For the want of a bolt: The forced landing of an airliner in rural Iowa, January 19, 1955
Two young sisters being dropped off the Dexter bus along Old Creamery Road south of Dexter heard the plane sputter, just to the southwest of their rural home. My sister and I watched it descend to the south until we could no longer see or hear it.
Kids being dropped off the Earlham bus on the road a mile east of us watched the same troubled plane.
From where he was working in the barn, Dad (a World War II pilot and instructor) could hear a plane in distress. He headed for the house. Soon we were all bundled up and Dad, along with half the neighborhood, drove toward the area where it went down.

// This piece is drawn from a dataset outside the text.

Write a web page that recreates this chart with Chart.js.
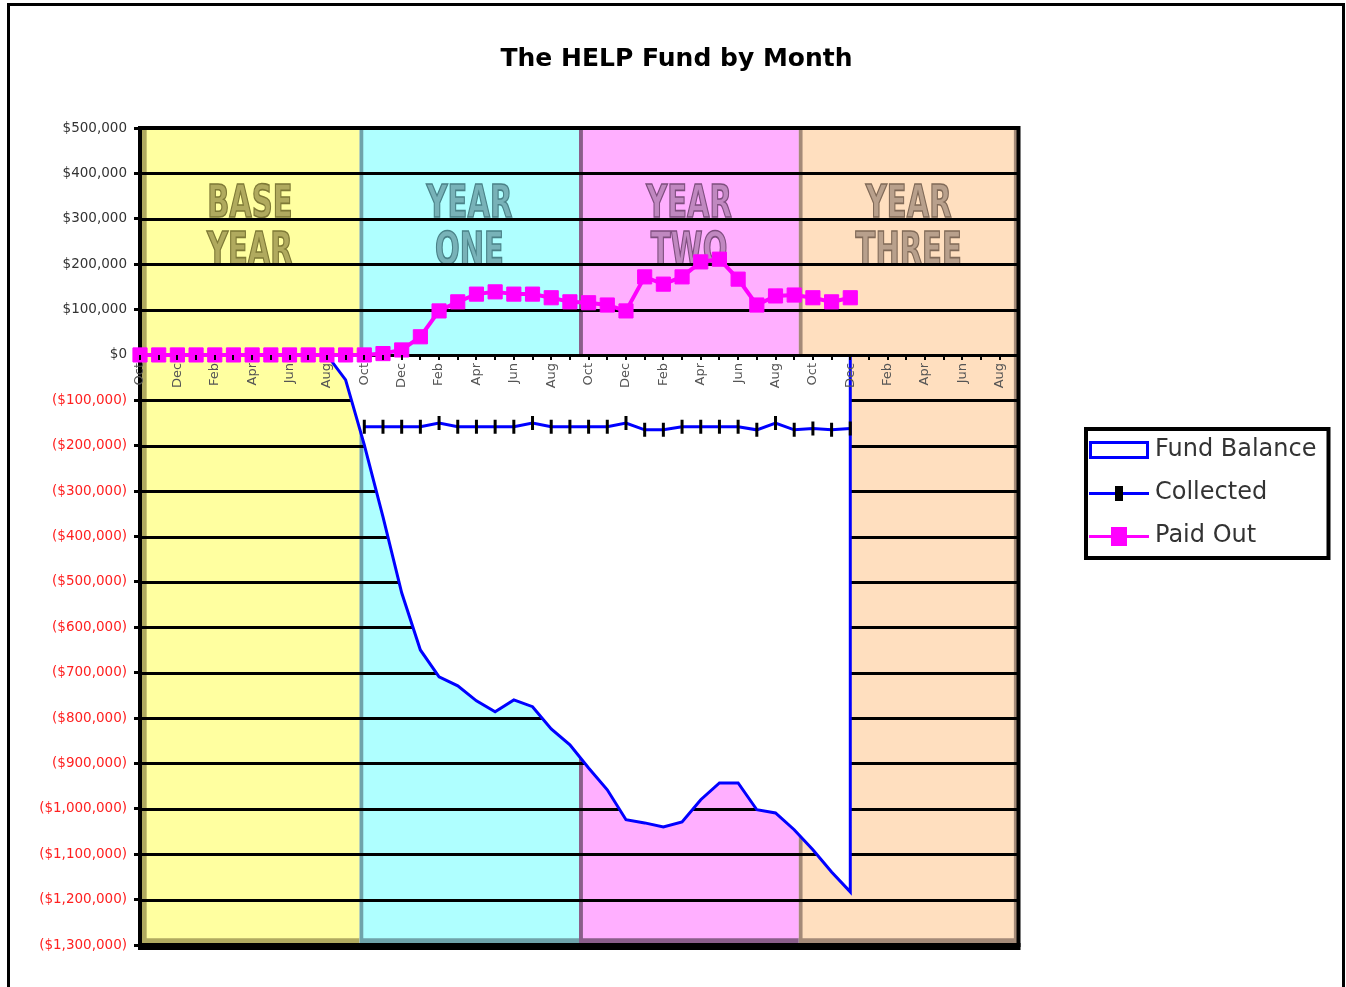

By the time we got there, our bus driver John Herrick had completed his route, the returned to the plane to see if he could help. The 36 passengers and 3 crew were shaken up but okay, so he drove them into Dexter. They gathered in the bank to warm up and to be checked out by Dexter’s doctors Chapler and Osborn, before deciding how to get to their destinations.
The twin engine United Airlines Convair, heading to Omaha from Des Moines, began to have trouble over Madison County. With little control, the pilot crash landed the plane in the Hochstetlers’ field, then slid through fences and across a gravel road, coming to rest in the Lenockers’ field of corn stubble.
How amazing that all 39 people aboard that plane survived. Plane was disassembled, pieces lifted into trucks by crane, and hauled to the Dexter train station. Flatcars carried them to the Convair plant in San Diego for repair. The airliner became a cargo plane, flying another 34 years.
The captain, first officer, and stewardess were given bonuses for the successful handling of the crippled plane. The Lenockers, who served meals to the men who salvaged the plane, were given a set of dishes, which family members still enjoy today. The Hochstetlers got a United Airlines check for $25 for the three fences destroyed by the plane. They still have the uncashed check as a souvenir.

A chunk of the plane’s propeller is on loan to the Dexter Historical Museum by the Hostetler family. Their son-in-law, Tom Fagen, has made a video of the history of the crash and the plane itself as well as a detailed diorama. The diorama may be seen in the Iowa Aviation Museum at the Greenfield Municipal Airport.
What caused the plane to crash that winter day? Human error. A Civil Aeronautics Board investigation found that a fastener, or elevator bolt, on the elevator linkage had been removed the night before during a scheduled airframe inspection, but not reinstalled. For the want of a bolt.